To learn how, he joined MIT to pursue electronics engineering, for which his father borrowed $10,000. While he understood electronics, he didn’t know calculus. To keep up with the competition at MIT, Bose said he “just studied and studied and studied”. Thanks to his perseverance, he earned a scholarship.
He then completed his PhD at MIT. In his ninth year, he decided to reward himself with a new stereo system. To his disappointment, the system, while with good specifications, had poor sound quality.
“I was so curious to find out why. In the spring of 1956, I went to India to teach on a Fulbright scholarship, and I read about acoustics at night,” he would later recall. This led to a lifetime of research on acoustics and psychoacoustics (the study of how sound is perceived), and the formation of Bose Corporation.
At this time, he was teaching at MIT. Though uninterested in teaching at first, he would later say, “I didn’t have the wisdom to know that I would in fact, really enjoy teaching.” He continued to teach there till 2001.
“What I found out is that there’s one key secret to the whole thing — whatever job you’re given… ask yourself how you can do that job better, in fact, than it has ever been done before,” said Bose in The Gift.
At the university, Bose earned a cult following, with students dubbing his engineering lessons as ‘Life 101’. Students from all disciplines would line up for his classes, which needed a time commitment of 18 to 20 hours a week thanks to his homework.
A lifetime devoted to research
As he became comfortable with teaching, he continued his research and amassed several patents. During this time, he realised that most speakers bean sound directly at the listener. But in concert halls, about 80 per cent of the sound is indirect, i.e, it bounces off walls and ceilings before reaching the audience’s ears.
This learning would form the basis of his research, with Bose noting that he wanted to provide a speaker system that “reflected sound”.
After a nudge from his mentor at MIT YW Lee, Bose formed his eponymous company in 1964. They got contracts to develop power-regulating systems for military jets initially, which funded their research.
The first Bose employee was his student Sherwin Greenblatt, who later became president of the company. The duo would work on government projects during the day and their audio ideas at night.
After years of research, Bose released their first product, the 2201 speaker in 1966.
It was shaped like an eighth of a sphere and could be tucked into any corner of a room. The system did away with woofers and incorporated an active equaliser.

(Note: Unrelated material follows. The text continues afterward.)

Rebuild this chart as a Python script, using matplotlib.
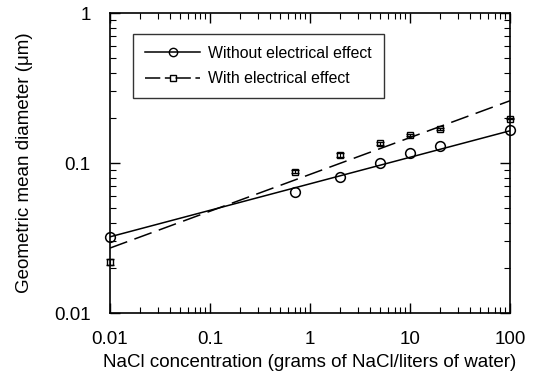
import matplotlib.pyplot as plt
from matplotlib.lines import Line2D
from matplotlib.ticker import LogLocator, NullFormatter, FixedLocator, FixedFormatter

plt.rcParams['font.family'] = ['Liberation Sans', 'DejaVu Sans']

# Data
conc = [0.01, 0.7, 2, 5, 10, 20, 100]
d_without = [0.032, 0.064, 0.081, 0.100, 0.117, 0.130, 0.166]
d_with = [0.022, 0.0875, 0.113, 0.135, 0.154, 0.168, 0.198]
err_with = [0.001, 0.002, 0.004, 0.003, 0.003, 0.003, 0.002]

fit_x = [0.01, 100]
fit_without = [0.0322, 0.164]
fit_with = [0.0271, 0.26]

xticks = [0.01, 0.1, 1, 10, 100]
xtick_labels = ['0.01', '0.1', '1', '10', '100']
yticks = [0.01, 0.1, 1]
ytick_labels = ['0.01', '0.1', '1']

fig = plt.figure(figsize=(5.36, 3.71), dpi=100)
ax = fig.add_axes([110 / 536, 1 - 313 / 371, 400 / 536, 300 / 371])

ax.plot(fit_x, fit_without, color='black', lw=1.1)
ax.plot(fit_x, fit_with, color='black', lw=1.1, dashes=(12, 5))

ax.plot(conc, d_without, 'o', ms=7, mfc='none', mec='black', mew=1.1, clip_on=False)
ax.errorbar(conc, d_with, yerr=err_with, fmt='s', ms=5, mfc='none', mec='black',
            mew=1.0, ecolor='black', elinewidth=0.8, capsize=3, clip_on=False)

ax.set_xscale('log')
ax.set_yscale('log')
ax.set_xlim(0.01, 100)
ax.set_ylim(0.01, 1)

ax.xaxis.set_major_locator(FixedLocator(xticks))
ax.xaxis.set_major_formatter(FixedFormatter(xtick_labels))
ax.yaxis.set_major_locator(FixedLocator(yticks))
ax.yaxis.set_major_formatter(FixedFormatter(ytick_labels))
ax.xaxis.set_minor_locator(LogLocator(base=10, subs=range(2, 10)))
ax.yaxis.set_minor_locator(LogLocator(base=10, subs=range(2, 10)))
ax.xaxis.set_minor_formatter(NullFormatter())
ax.yaxis.set_minor_formatter(NullFormatter())
ax.tick_params(which='both', direction='in', top=True, right=True, labelsize=13.5)
ax.tick_params(which='major', length=7, width=1)
ax.tick_params(which='minor', length=4, width=0.8)
ax.tick_params(axis='x', which='major', pad=13)
ax.tick_params(axis='y', which='major', pad=14)
for s in ax.spines.values():
    s.set_linewidth(1.2)

ax.set_xlabel('NaCl concentration (grams of NaCl/liters of water)', fontsize=13.5, labelpad=4)
ax.set_ylabel('Geometric mean diameter (\u03bcm)', fontsize=13.5, labelpad=15)

handles = [
    Line2D([], [], color='black', lw=1.1, marker='o', ms=6, mfc='none', mec='black'),
    Line2D([], [], color='black', lw=1.1, dashes=(10, 3, 4, 3), marker='s', ms=5,
           mfc='none', mec='black'),
]
leg = ax.legend(handles, ['Without electrical effect', 'With electrical effect'],
                loc='upper left', bbox_to_anchor=(0.0575, 0.93), borderaxespad=0,
                fontsize=11.4, frameon=True, fancybox=False, edgecolor='black',
                handlelength=3.5, handletextpad=0.5, borderpad=0.75, labelspacing=0.65)
leg.get_frame().set_linewidth(1.0)

fig.savefig('out.png', dpi=100)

It had small loudspeakers which aimed at the walls, instead of the listener, to reflect the sound, with an aim to recreate the concert hall effect.
But the device failed to take off. “Everybody liked it but nobody bought it,” said Greenblatt.
As the company faced a crisis, Bose started working on his next device. And then, in 1968, came the Bose 901 Direct/Reflecting speaker system, which remained a best seller for over 25 years.
“You have to have the courage to be different. You can never do anything better unless it’s different,” said Bose
‘We exist to perform innovations.’
After this, his next big invention was the noise-cancelling earphones. Ursula, Bose’s wife, recalled, “On our way back from Europe, we were given actual headphones on the flight, for the first time. Amar was very excited and thought that it might sound decent. However, the sound from the aeroplane was much more than what was coming from the headphones. He immediately took out a pad and pen and started writing equations. By the time we reached Boston, he had the concept of noise-cancelling earphones ready,”
However, the time taken to make this concept work was immense. It took 15 years to develop the QuietComfort noise-cancelling headphones, which are the company’s trademark today. Also, more than $50 million was spent on this innovation at that time.
Today, his noise cancellation system protects astronauts from permanent hearing damage.
He then worked on custom audio systems for cars, the first being the 1983 Cadillac Seville. He also worked on a suspension system for cars that would enable cars to have smoother rides. It was a secret project called ‘Project Sound’ and Bose worked on it for 24 years. He unveiled the suspension system in 2004.
One of the reasons that Bose was able to focus on innovations is that his company is privately owned, he later said. “One of the best decisions I ever made was keeping the company privately held, so we can take short-term pain for long-term gain. I would have been fired a hundred times at a company run by MBAs. But I never went into business to make money. We exist to perform innovations,” said Bose.
Two years before his death in 2013, Bose donated the majority of the stock of Bose Corporation to MIT; the dividends are to be used for education and research. The shares don’t come with voting rights, and the institute is barred from selling the stock.
Throughout his life, Bose wanted to encourage innovation and research. One of his sayings, which permeates the company today is, “If you think something is impossible, don’t disturb the person who is doing it.”